WWCLEG’s reports completely missed Manchester, the best opportunity to study the impact of transport, sports & culture in the UK in the last 30 years. We need to understand why and ask whether a methodology that could not even consider the UK’s second city is useful in helping us make decisions. I’m not sure it is.
I started with three concerns and so I’ll end with the three reasons why I think the problems I've found occured.
I am almost certain that if the WWCLEG were not so heavily concentrated in London they would have seen and highlighted the problems I have with asessing Manchester. I do not believe that this bias is deliberate. Instead it is a beautiful illustration of how investment decisions in the UK are inherently political and accidentally biased.
A city looking for guidance on what works for local economic growth should be aware of this. It should use economics to challenge politics rather than rely on economic arguments alone. Cities should make decisions within the existing political framework rather than within an ideal one. There should be more reports that are designed to assist them do that.

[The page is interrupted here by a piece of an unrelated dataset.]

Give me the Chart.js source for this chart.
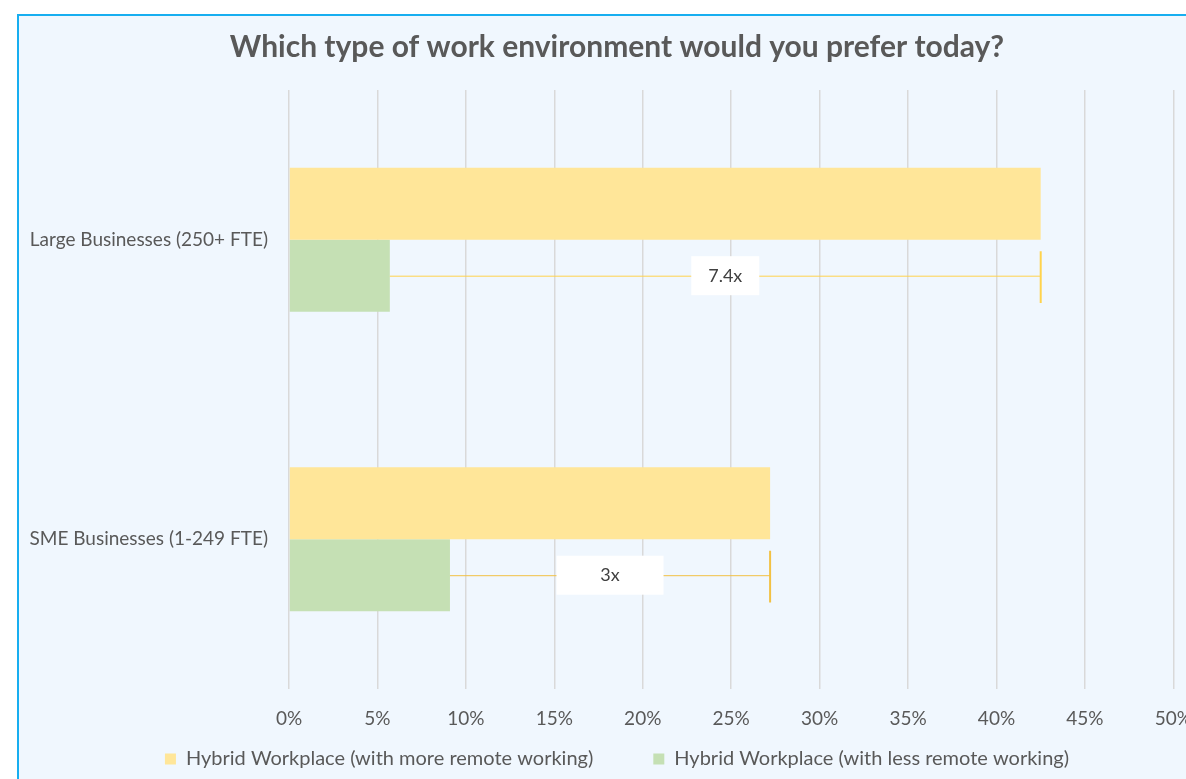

Lastly, cities should be developing their own tools. It makes no sense to do this individually and they cannot afford to do so within the old model of academia, peer-review, and large projects funded from London. That is why I am helping cities build open models of impact. Instead of peer-review they rely on open criticism and input. Instead of presenting overviews to politicians, they involve politicians in the process. They will not meet the gold-standard that academics want but I am hopeful that they will deliver the economic growth this country needs.